The webserver service is down. Any idea why?

765?

jeanqussa commented 2 months ago

@ralf-berger Can we start 2 additional services, coursemapper-kg-worker-modify-graph` andcoursemapper-kg-worker-expand-material? Their configuration is incoursemapper-kg/concept-map/compose.yaml`. Memory requirement for each is 4 GiB.

rawaa123 commented 2 months ago

@ralf-berger Sorry for the repetition, as @jeanqussa mentioned above, can we start 2 additional services, coursemapper-kg-worker-modify-graph` and coursemapper-kg-worker-expand-material? Their configuration is incoursemapper-kg/concept-map/compose.yaml`. Memory requirement for each is 4 GiB. Your help is highly appreciated

ralf-berger commented 2 months ago

@ralf-berger Sorry for the repetition, as @jeanqussa mentioned above, can we start 2 additional services, coursemapper-kg-worker-modify-graph` and coursemapper-kg-worker-expand-material? Their configuration is incoursemapper-kg/concept-map/compose.yaml`. Memory requirement for each is 4 GiB. Your help is highly appreciated

Seems like something got messed there, the directory hierarchy doesn't match the proposed names and the Compose configuration you mentioned builds exactly the same container image three times using different names. ./coursemapper-kg/README.md doesn't explain anything. Could you try to describe the purpose of the individual services and how they're related?

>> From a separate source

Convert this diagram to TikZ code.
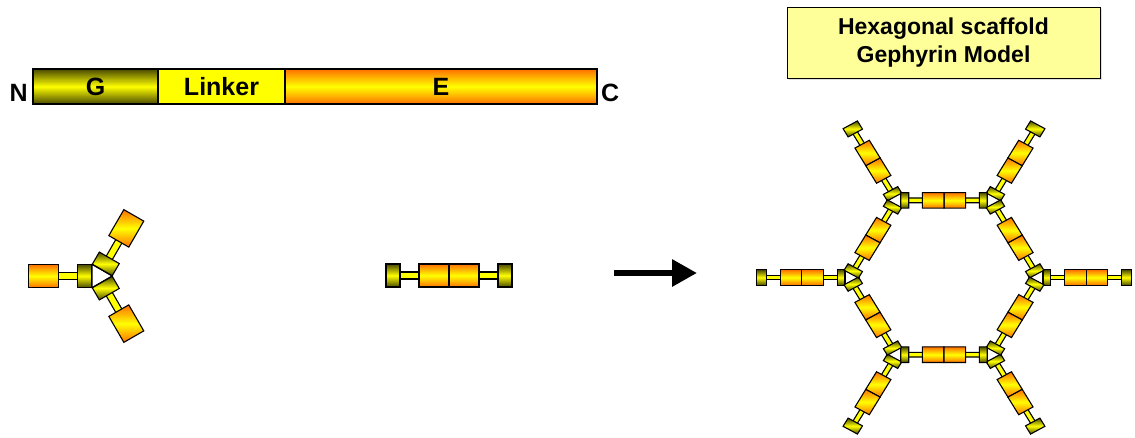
\documentclass[tikz,border=0pt]{standalone}
\usepackage{fontspec}
\setmainfont{Liberation Sans}
\usetikzlibrary{positioning,calc,arrows.meta,shadows}
\definecolor{gdark}{HTML}{4A4A00}
\definecolor{gmid}{HTML}{FFFF00}
\definecolor{eorange}{HTML}{FF7000}
\definecolor{eyellow}{HTML}{FFFF00}
\definecolor{notefill}{HTML}{FFFF99}

% one gephyrin chain along +x: G block from #1 (width #2), linker, E block
\newcommand{\gchain}[2]{%
  \draw[linkrod] (#1+#2-1,-3.5) rectangle (#1+#2+20,3.5);
  \draw[edom] (#1+#2+19,-11.5) rectangle (#1+#2+49,11.5);
  \draw[gdom] (#1,-11.5) rectangle (#1+#2,11.5);
}

\tikzset{
  gdom/.style={draw=black,line width=1.1pt,top color=gdark,bottom color=gdark,middle color=gmid},
  edom/.style={draw=black,line width=1.1pt,top color=eorange,bottom color=eorange,middle color=eyellow},
  linkrod/.style={draw=black,line width=1.1pt,fill=eyellow},
  core/.style={draw=black,line width=1.1pt,fill=white},
  pics/chain/.style={code={\gchain{#1}{14}}},
  % G trimer: white core with three chains, G offset #1 and G width #2
  pics/trimer/.style 2 args={code={
    \draw[core] (60:13.3) -- (180:13.3) -- (300:13.3) -- cycle;
    \foreach \a in {0,120,240} {
      \begin{scope}[rotate=\a]
        \gchain{#1}{#2}
      \end{scope}
    }
  }},
}

\begin{document}
\begin{tikzpicture}[
    x=1pt,y=1pt,
    seg/.style={draw=black,line width=1.1pt,inner sep=0pt,outer sep=0pt,
      minimum height=35,font=\fontsize{25}{30}\selectfont\bfseries},
    termlabel/.style={inner sep=0pt,font=\fontsize{25}{30}\selectfont\bfseries},
    notebox/.style={draw=black,line width=1pt,fill=notefill,align=center,
      minimum width=313,minimum height=71,font=\fontsize{23}{28}\selectfont\bfseries,
      drop shadow={shadow xshift=2pt,shadow yshift=-2pt,fill=black!25}},
    fatarrow/.style={-{Triangle[length=25pt,width=26pt]},line width=6pt}
  ]
    \useasboundingbox (0,-437) rectangle (1135,0);
    % domain bar
    \node[seg,minimum width=125,top color=gdark,bottom color=gdark,middle color=gmid] (gseg) at (95.5,-86.5) {G};
    \node[seg,minimum width=127,fill=eyellow,right=0pt of gseg] (lseg) {Linker};
    \node[seg,minimum width=312,top color=eorange,bottom color=eorange,middle color=eyellow,right=0pt of lseg] (eseg) {E};
    \node[termlabel,anchor=base east] (nterm) at ([shift={(-5,3)}]gseg.south west) {N};
    \node[termlabel,anchor=base west] (cterm) at ([shift={(4,3)}]eseg.south east) {C};
    % title
    \node[notebox] (note) at (943.5,-42.5) {Hexagonal scaffold\\Gephyrin Model};
    % trimer and dimer
    \pic[rotate=180] (gtri) at (98.8,-276) {trimer={7}{14}};
    \pic (edim1) at (386,-275.5) {chain=0};
    \pic[rotate=180] (edim2) at (512,-275.5) {chain=0};
    % arrow
    \coordinate (arrtail) at (614,-273);
    \coordinate (arrtip) at (697,-273);
    \draw[fatarrow] (arrtail) -- (arrtip);
    % hexagonal lattice, a little flattened
    \coordinate (hexc) at (944,-277.5);
    \foreach \k in {0,...,5} {
      \pgfmathsetmacro\ang{60*\k}
      \pic[yscale=0.94,rotate=\ang,scale=0.72] (hex\k)
        at ($(hexc)+({94.8*cos(\ang)},{89.1*sin(\ang)})$) {trimer={5.8}{11}};
      \pic[yscale=0.94,rotate=\ang+180,scale=0.72] (out\k)
        at ($(hexc)+({187.5*cos(\ang)},{176.3*sin(\ang)})$) {chain=0};
    }
\end{tikzpicture}
\end{document}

jeanqussa commented 2 months ago

@ralf-berger Sorry for the repetition, as @jeanqussa mentioned above, can we start 2 additional services, coursemapper-kg-worker-modify-graph` and coursemapper-kg-worker-expand-material? Their configuration is incoursemapper-kg/concept-map/compose.yaml`. Memory requirement for each is 4 GiB. Your help is highly appreciated

Seems like something got messed there, the directory hierarchy doesn't match the proposed names and the Compose configuration you mentioned builds exactly the same container image three times using different names. ./coursemapper-kg/README.md doesn't explain anything. Could you try to describe the purpose of the individual services and how they're related?

It is the same image, but three each service uses different environment variables. Since we are short on time, a quick solution would be to keep the services as they are in deployment, but change the PIPELINES environment variable for kg-concept-map as follows:

PIPELINES=concept-map,modify-graph,expand-material
rawaa123 commented 2 months ago

Hello @ralf-berger , I would like to follow up on the status of this request as its quite urgent, please. Additionally, I am currently encountering some issues on Edge deployment that I cannot reproduce locally on main. I have issued 2 PRs but unfortunately, the job status is showing as failed. Your prompt assistance would be greatly appreciated. Thank you.

ralf-berger commented 2 months ago

PIPELINES is changed according to the comment above.